» **Directive**
Pictures excluded, return the lines below from the first through the line holding "right=0.942, top=0.991, bottom=0.0825)".

......

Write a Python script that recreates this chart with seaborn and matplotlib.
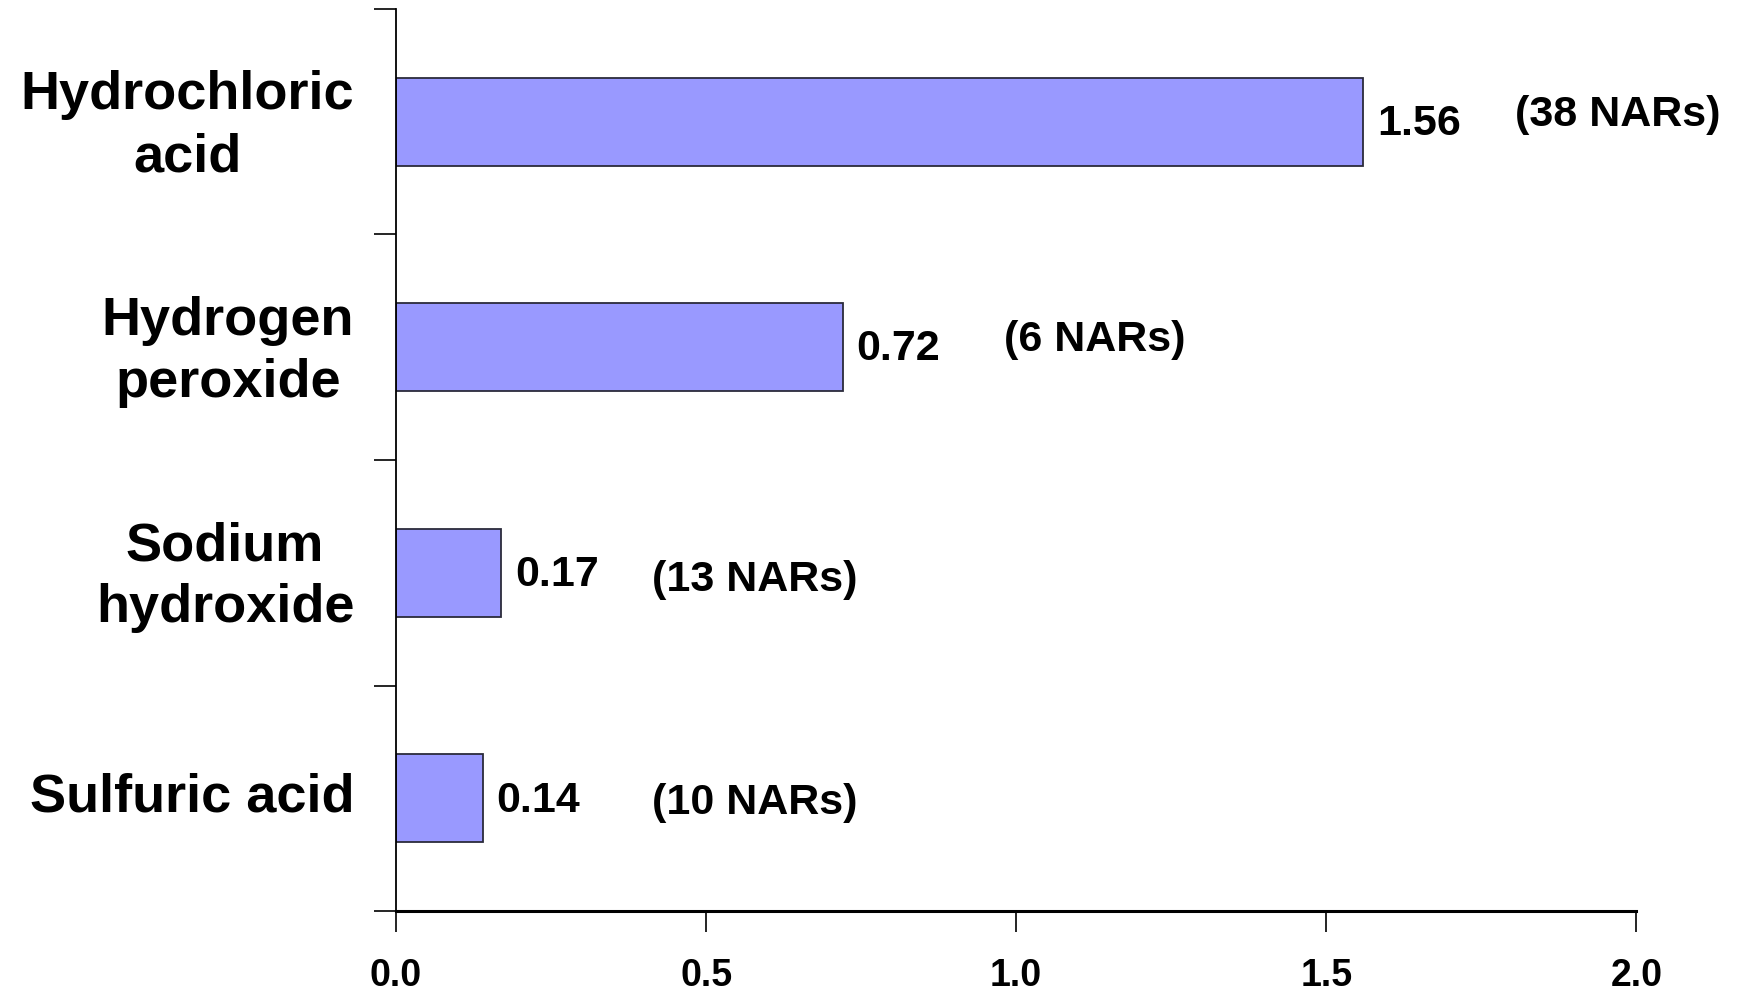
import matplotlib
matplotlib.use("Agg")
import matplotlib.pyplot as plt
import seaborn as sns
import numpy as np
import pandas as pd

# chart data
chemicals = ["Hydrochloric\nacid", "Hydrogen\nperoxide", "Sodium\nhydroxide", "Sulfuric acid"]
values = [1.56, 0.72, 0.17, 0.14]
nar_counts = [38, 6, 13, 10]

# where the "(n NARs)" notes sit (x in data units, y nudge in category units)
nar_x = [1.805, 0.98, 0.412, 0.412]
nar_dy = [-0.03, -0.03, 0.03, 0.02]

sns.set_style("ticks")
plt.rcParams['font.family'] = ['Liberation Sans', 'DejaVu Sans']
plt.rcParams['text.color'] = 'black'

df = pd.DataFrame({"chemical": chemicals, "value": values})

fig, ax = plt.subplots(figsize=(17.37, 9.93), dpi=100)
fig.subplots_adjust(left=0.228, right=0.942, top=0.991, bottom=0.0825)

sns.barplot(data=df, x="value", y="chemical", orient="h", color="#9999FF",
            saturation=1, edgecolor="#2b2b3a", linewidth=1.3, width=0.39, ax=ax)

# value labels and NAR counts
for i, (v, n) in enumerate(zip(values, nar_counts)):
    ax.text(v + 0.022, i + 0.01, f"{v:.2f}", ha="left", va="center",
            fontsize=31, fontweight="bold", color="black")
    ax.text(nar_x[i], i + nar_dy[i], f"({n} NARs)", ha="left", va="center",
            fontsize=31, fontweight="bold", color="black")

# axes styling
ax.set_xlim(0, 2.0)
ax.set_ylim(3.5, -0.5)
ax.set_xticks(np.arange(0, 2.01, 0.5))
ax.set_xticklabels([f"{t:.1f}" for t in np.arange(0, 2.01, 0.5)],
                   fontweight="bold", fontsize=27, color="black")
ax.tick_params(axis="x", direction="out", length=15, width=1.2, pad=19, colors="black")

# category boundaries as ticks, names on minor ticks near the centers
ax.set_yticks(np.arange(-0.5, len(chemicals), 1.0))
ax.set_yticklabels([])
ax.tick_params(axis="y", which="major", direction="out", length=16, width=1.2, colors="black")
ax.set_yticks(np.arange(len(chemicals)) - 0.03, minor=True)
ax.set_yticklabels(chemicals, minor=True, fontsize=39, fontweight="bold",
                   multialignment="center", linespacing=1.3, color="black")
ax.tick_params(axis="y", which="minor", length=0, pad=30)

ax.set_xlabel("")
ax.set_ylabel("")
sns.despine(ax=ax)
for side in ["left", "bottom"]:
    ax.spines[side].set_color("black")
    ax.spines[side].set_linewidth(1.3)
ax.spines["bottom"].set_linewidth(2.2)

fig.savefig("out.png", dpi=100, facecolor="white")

......

» **Solution for this exercise**
Write a Python script that recreates this chart with seaborn and matplotlib.
import matplotlib
matplotlib.use("Agg")
import matplotlib.pyplot as plt
import seaborn as sns
import numpy as np
import pandas as pd

# chart data
chemicals = ["Hydrochloric\nacid", "Hydrogen\nperoxide", "Sodium\nhydroxide", "Sulfuric acid"]
values = [1.56, 0.72, 0.17, 0.14]
nar_counts = [38, 6, 13, 10]

# where the "(n NARs)" notes sit (x in data units, y nudge in category units)
nar_x = [1.805, 0.98, 0.412, 0.412]
nar_dy = [-0.03, -0.03, 0.03, 0.02]

sns.set_style("ticks")
plt.rcParams['font.family'] = ['Liberation Sans', 'DejaVu Sans']
plt.rcParams['text.color'] = 'black'

df = pd.DataFrame({"chemical": chemicals, "value": values})

fig, ax = plt.subplots(figsize=(17.37, 9.93), dpi=100)
fig.subplots_adjust(left=0.228, right=0.942, top=0.991, bottom=0.0825)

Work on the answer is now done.